Founded in 1982, Banco Santander grew up in Brazil through several significant acquisitions from 1997 to 2007, which made it the fifth largest bank in the country, behind Itaú Unibanco, Banco do Brasil, Banco Bradesco and Caixa Econômica Federal.

== History ==

In 1997, Santander purchased Banco Geral do Comério S.A., initiating the wave of acquisitions through which it earned a position among the largest financial groups in Brazil. In 1998, it acquired Banco Noroeste S.A.. In January 2000, the Southern Financial conglomerate (Banco Meridional and Banco Bozano, Simonsen) joined the group. In November of the same year, Santander made its largest acquisition yet, taking control over Banespa, previously owned by Brazil's wealthiest state, São Paulo.

After the Banespa acquisition, the financial conglomerate Santander Banespa was formed. While a strong franchise, Santander's position was still heavily concentrated in the Southeast region of Brazil.

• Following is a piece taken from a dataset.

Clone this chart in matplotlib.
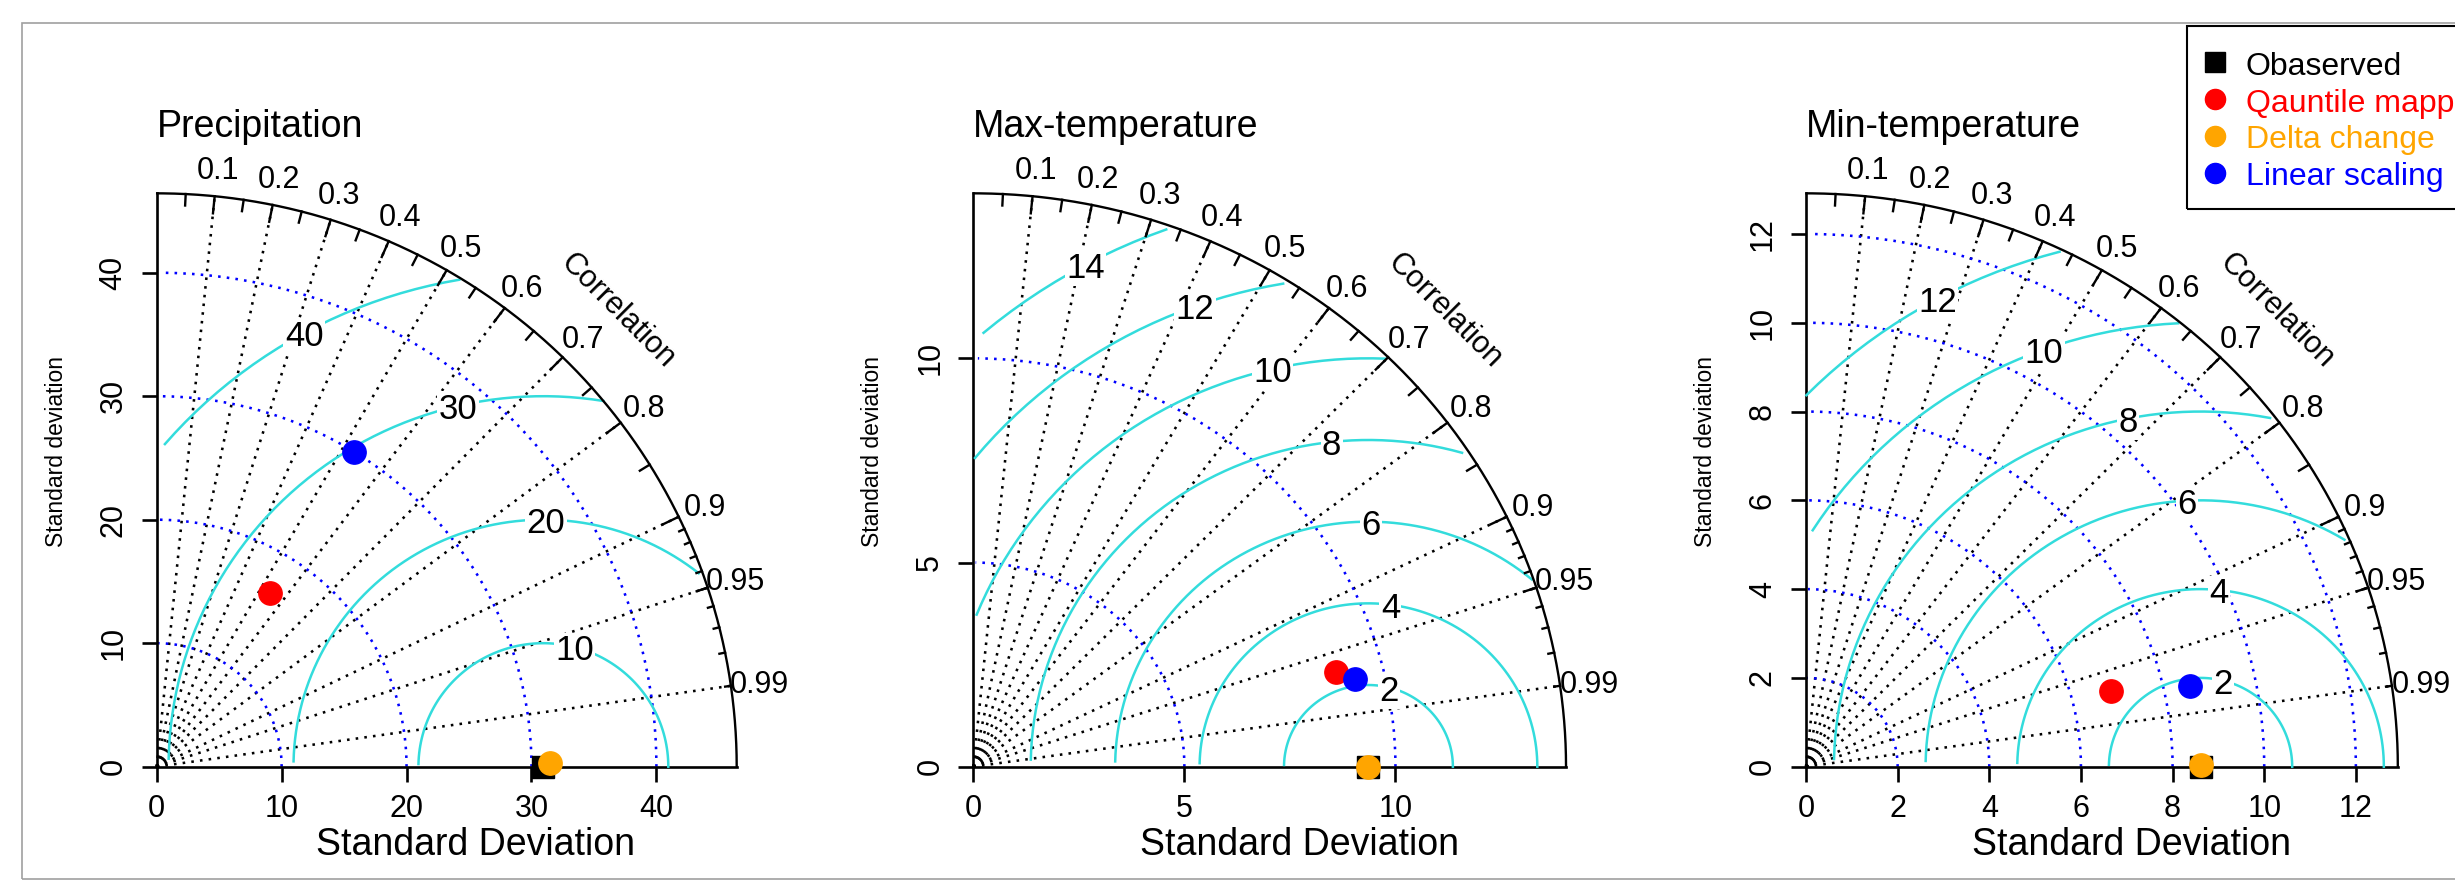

In 2007, Banco Santander participated along with Royal Bank of Scotland and Fortis in the acquisition of the Dutch financial conglomerate ABN AMRO. Santander took over ABN AMRO's Brazilian assets, mainly formed by the latter's acquisition of Banco Real, and developed a truly national platform, dropping the Banespa name and adopting the Santander Brasil franchise.

On October 7, 2009 the bank went public in the São Paulo Stock Exchange, also issuing ADRs in the NYSE. In Brazil, the IPO raised R$14.1 billion, or US$8.9 billion, the largest stock offering made in the BM&F Bovespa that year.